先端的なところでは、産業技術総合研究所(産総研)さんの協力を受け、AI(人工知能)付きカメラで5000人規模のマスク着用率を測定する、なんてこともやりました。入場時はほぼ全員がキチンとマスクを着けているのですが、ハーフタイムになると飲んだり食べたりするので15%くらいがマスクを外したり、「あごマスク」になる。そこでハーフタイムに「食べ終わったらキチンとマスクで鼻と口を覆ってください」とアナウンスをすることでマスク着用率を改善していくのです。

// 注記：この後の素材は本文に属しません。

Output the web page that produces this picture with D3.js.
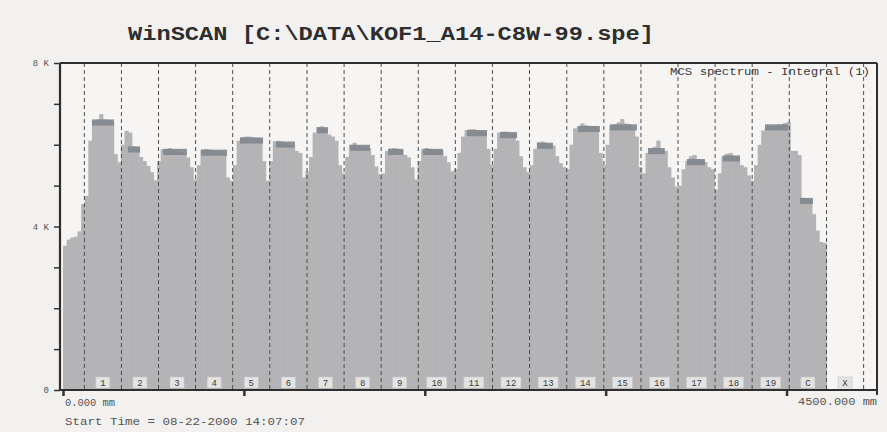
<!DOCTYPE html>
<html>
<head>
<meta charset="utf-8">
<script src="https://cdn.jsdelivr.net/npm/d3@7/dist/d3.min.js"></script>
<style>
  html, body { margin: 0; padding: 0; background: #f3f1ef; }
  svg { display: block; }
</style>
</head>
<body>
<div id="chart"></div>
<script>
// MCS spectrum, 20 mm per channel
const binMm = 20;
const counts = [
  3.53, 3.68, 3.73, 3.75, 3.88, 4.55, 4.75, 6.1, 6.58, 6.62,
  6.75, 6.62, 6.6, 6.55, 5.77, 5.57, 6.0, 6.34, 6.3, 5.96,
  5.92, 5.7, 5.6, 5.48, 5.33, 5.13, 5.6, 5.89, 5.9, 5.92,
  5.88, 5.86, 5.82, 5.8, 5.69, 5.45, 5.15, 5.5, 5.88, 5.9,
  5.88, 5.86, 5.85, 5.84, 5.8, 5.2, 5.12, 5.5, 6.1, 6.18,
  6.2, 6.2, 6.18, 6.15, 6.12, 5.6, 5.12, 5.6, 6.09, 6.1,
  6.08, 6.05, 6.0, 5.98, 5.85, 5.8, 5.2, 5.35, 5.7, 6.3,
  6.43, 6.45, 6.4, 6.25, 6.2, 6.1, 5.5, 5.3, 5.7, 6.0,
  6.05, 5.98, 5.96, 5.95, 5.92, 5.75, 5.47, 5.28, 5.3, 5.85,
  5.91, 5.92, 5.9, 5.88, 5.75, 5.69, 5.45, 5.15, 5.6, 5.9,
  5.92, 5.9, 5.88, 5.87, 5.85, 5.72, 5.57, 5.35, 5.4, 5.8,
  6.2, 6.36, 6.38, 6.38, 6.36, 6.35, 6.33, 5.9, 5.5, 5.9,
  6.3, 6.32, 6.32, 6.3, 6.27, 6.1, 5.72, 5.45, 5.33, 5.5,
  5.9, 6.06, 6.08, 6.05, 6.02, 5.98, 5.72, 5.55, 5.45, 5.4,
  6.0, 6.4, 6.45, 6.52, 6.48, 6.46, 6.45, 6.43, 5.8, 5.5,
  6.0, 6.48, 6.5, 6.55, 6.63, 6.52, 6.5, 6.4, 6.2, 5.45,
  5.3, 5.8, 5.9, 5.95, 6.1, 5.9, 5.85, 5.45, 5.2, 4.98,
  5.0, 5.4, 5.6, 5.72, 5.75, 5.65, 5.62, 5.58, 5.45, 5.4,
  4.9, 5.3, 5.72, 5.78, 5.8, 5.72, 5.7, 5.5, 5.45, 5.25,
  5.12, 5.5, 6.0, 6.35, 6.43, 6.45, 6.45, 6.48, 6.5, 6.53,
  6.55, 5.85, 5.85, 5.75, 4.7, 4.68, 4.65, 4.3, 3.9, 3.62,
  3.6
];

// dark plateau tops: [from mm, to mm, level]
const caps = [
  [160, 282, 6.62], [359, 426, 5.96], [553, 685, 5.9], [763, 907, 5.88],
  [978, 1106, 6.18], [1177, 1282, 6.08], [1404, 1465, 6.43], [1587, 1697, 6.0],
  [1797, 1880, 5.9], [1990, 2101, 5.9], [2233, 2344, 6.36], [2416, 2510, 6.31],
  [2620, 2709, 6.05], [2847, 2968, 6.46], [3024, 3173, 6.5], [3234, 3327, 5.92],
  [3449, 3549, 5.65], [3648, 3742, 5.74], [3881, 4008, 6.5], [4074, 4146, 4.7]
];

// region markers (mm) and their labels
const dividers = [118, 323, 528, 733, 938, 1143, 1349, 1554, 1759, 1964, 2169,
  2374, 2579, 2785, 2990, 3195, 3400, 3605, 3810, 4015, 4221, 4426];
const regionLabels = ["1", "2", "3", "4", "5", "6", "7", "8", "9", "10",
  "11", "12", "13", "14", "15", "16", "17", "18", "19", "C", "X"];

const yTicks = [0, 1, 2, 3, 4, 5, 6, 7, 8];
const yTickLabels = { 0: "0", 4: "4 K", 8: "8 K" };
const xTicks = [0, 1000, 2000, 3000, 4000];

const width = 887, height = 432;
const mono = "'Liberation Mono', 'DejaVu Sans Mono', monospace";

const svg = d3.select("#chart").append("svg")
  .attr("width", width).attr("height", height);

svg.append("rect").attr("width", width).attr("height", height).attr("fill", "#f3f1ef");

const x = d3.scaleLinear().domain([0, 4500]).range([63, 877]);
const y = d3.scaleLinear().domain([0, 8]).range([390, 63]);

svg.append("rect")
  .attr("x", x(0) - 3).attr("y", y(8))
  .attr("width", x(4500) - x(0) + 3).attr("height", y(0) - y(8))
  .attr("fill", "#f6f5f3");

// title
svg.append("text")
  .attr("x", 128).attr("y", 40)
  .attr("textLength", 526).attr("lengthAdjust", "spacingAndGlyphs")
  .style("font-family", mono).style("font-weight", "700").style("font-size", "21px")
  .attr("fill", "#2e2e2e")
  .text("WinSCAN [C:\\DATA\\KOF1_A14-C8W-99.spe]");

// spectrum bars
const bw = x(binMm) - x(0);
svg.append("g").selectAll("rect").data(counts).join("rect")
  .attr("x", (d, i) => x(i * binMm))
  .attr("y", d => y(d))
  .attr("width", bw + 0.6)
  .attr("height", d => y(0) - y(d))
  .attr("fill", "#b4b4b6");

// dark caps
svg.append("g").selectAll("rect").data(caps).join("rect")
  .attr("x", d => x(d[0]))
  .attr("y", d => y(d[2]))
  .attr("width", d => x(d[1]) - x(d[0]))
  .attr("height", d => y(d[2] - 0.15) - y(d[2]))
  .attr("fill", "#80868c")
  .attr("opacity", 0.9);

// region dividers
svg.append("g").selectAll("line").data(dividers).join("line")
  .attr("x1", d => x(d)).attr("x2", d => x(d))
  .attr("y1", y(8)).attr("y2", y(0))
  .attr("stroke", "#4d4d4d").attr("stroke-width", 1)
  .attr("stroke-dasharray", "4,3");

// region label boxes
const labelG = svg.append("g").selectAll("g").data(regionLabels).join("g")
  .attr("transform", (d, i) => `translate(${(x(dividers[i]) + x(dividers[i + 1])) / 2},383)`);
labelG.append("rect")
  .attr("x", d => -(4 + d.length * 3))
  .attr("y", -6)
  .attr("width", d => 8 + d.length * 6)
  .attr("height", 11)
  .attr("fill", "#e4e4e4")
  .attr("stroke", "#c8c8c8").attr("stroke-width", 0.6);
labelG.append("text")
  .attr("text-anchor", "middle").attr("y", 3)
  .style("font-family", mono).style("font-size", "9px")
  .attr("fill", "#3a3a3a")
  .text(d => d);

// legend text
svg.append("text")
  .attr("x", 670).attr("y", 75)
  .attr("textLength", 200).attr("lengthAdjust", "spacingAndGlyphs")
  .style("font-family", mono).style("font-size", "10px")
  .attr("fill", "#3a3a3a")
  .text("MCS spectrum - Integral (1)");

// y axis
const yAxis = svg.append("g").attr("transform", "translate(60,0)")
  .call(d3.axisLeft(y).tickValues(yTicks).tickSize(6).tickPadding(5)
    .tickFormat(d => yTickLabels[d] || ""));
yAxis.select(".domain").remove();
yAxis.selectAll(".tick line").attr("stroke", "#333").attr("stroke-width", 1.5);
yAxis.selectAll(".tick text").style("font-family", mono).style("font-size", "9px").attr("fill", "#555");

// x axis ticks
const xAxis = svg.append("g").attr("transform", "translate(0,390)")
  .call(d3.axisBottom(x).tickValues(xTicks).tickSize(6).tickFormat(""));
xAxis.select(".domain").remove();
xAxis.selectAll(".tick line").attr("stroke", "#333").attr("stroke-width", 2.5);

// frame
const frame = svg.append("g").attr("stroke", "#2f2f2f").attr("fill", "none");
frame.append("line").attr("x1", 60).attr("x2", 877).attr("y1", 63).attr("y2", 63).attr("stroke-width", 2);
frame.append("line").attr("x1", 877).attr("x2", 877).attr("y1", 63).attr("y2", 395).attr("stroke-width", 2);
frame.append("line").attr("x1", 60).attr("x2", 60).attr("y1", 63).attr("y2", 391).attr("stroke-width", 2.2);
frame.append("line").attr("x1", 59).attr("x2", 877).attr("y1", 390).attr("y2", 390).attr("stroke-width", 2.2);

// footer texts
svg.append("text")
  .attr("x", 65).attr("y", 406)
  .attr("textLength", 50).attr("lengthAdjust", "spacingAndGlyphs")
  .style("font-family", mono).style("font-size", "10px").attr("fill", "#555")
  .text("0.000 mm");
svg.append("text")
  .attr("x", 798).attr("y", 405)
  .attr("textLength", 79).attr("lengthAdjust", "spacingAndGlyphs")
  .style("font-family", mono).style("font-size", "10px").attr("fill", "#555")
  .text("4500.000 mm");
svg.append("text")
  .attr("x", 65).attr("y", 425)
  .attr("textLength", 240).attr("lengthAdjust", "spacingAndGlyphs")
  .style("font-family", mono).style("font-size", "10px").attr("fill", "#555")
  .text("Start Time = 08-22-2000 14:07:07");
</script>
</body>
</html>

レーザーレーダーで会場の人の動きを測定し、どうやったら人と人が近づかない形で入退場できるかを考え、分散入場、分散退場の効果的なやり方が分かったりもしました。

観客が試合後、どこへ向かうのかも追跡した

有観客で試合をするときには「スタジアムで厳しく対策しても、観客が試合後に夜の街に繰り出したら元も子もなくなる」という指摘がありました。そこで携帯電話会社の協力を仰ぎ、個人情報には触れない形でスタジアムを出た人たちがどこへ向かうかGPSを分析して追跡しました。

するとその試合では65%は直接、帰宅していましたが、一定の数の人が一定の時間、繁華街に止まっていました。しかしさらに調べると、繁華街に行くグループの人数が例えば4人ひと組だったとすると、その4人は食事が終わると同じ場所に戻っていた。つまり家族で食事をしていたわけで、専門家チームは「感染対策をした店で家族が食事をするだけなら感染拡大にはつながらない」と判断しました。このようにさまざまな技術を駆使して感染対策を講じていたのです。

すべて試みは、やってみて2週間後にレビューして、不具合があればその都度、直す。これを2年近く繰り返し、うまくいったことについてはこちら側から世の中に「提言」していく。産総研さんはこうした実験と検証で得たエビデンスを論文にして社会の公共財にしてくれています。日本を代表するプロスポーツであるNPBとJリーグが組んだことで、得られる知見の幅や社会へのインパクトが大きくなりました。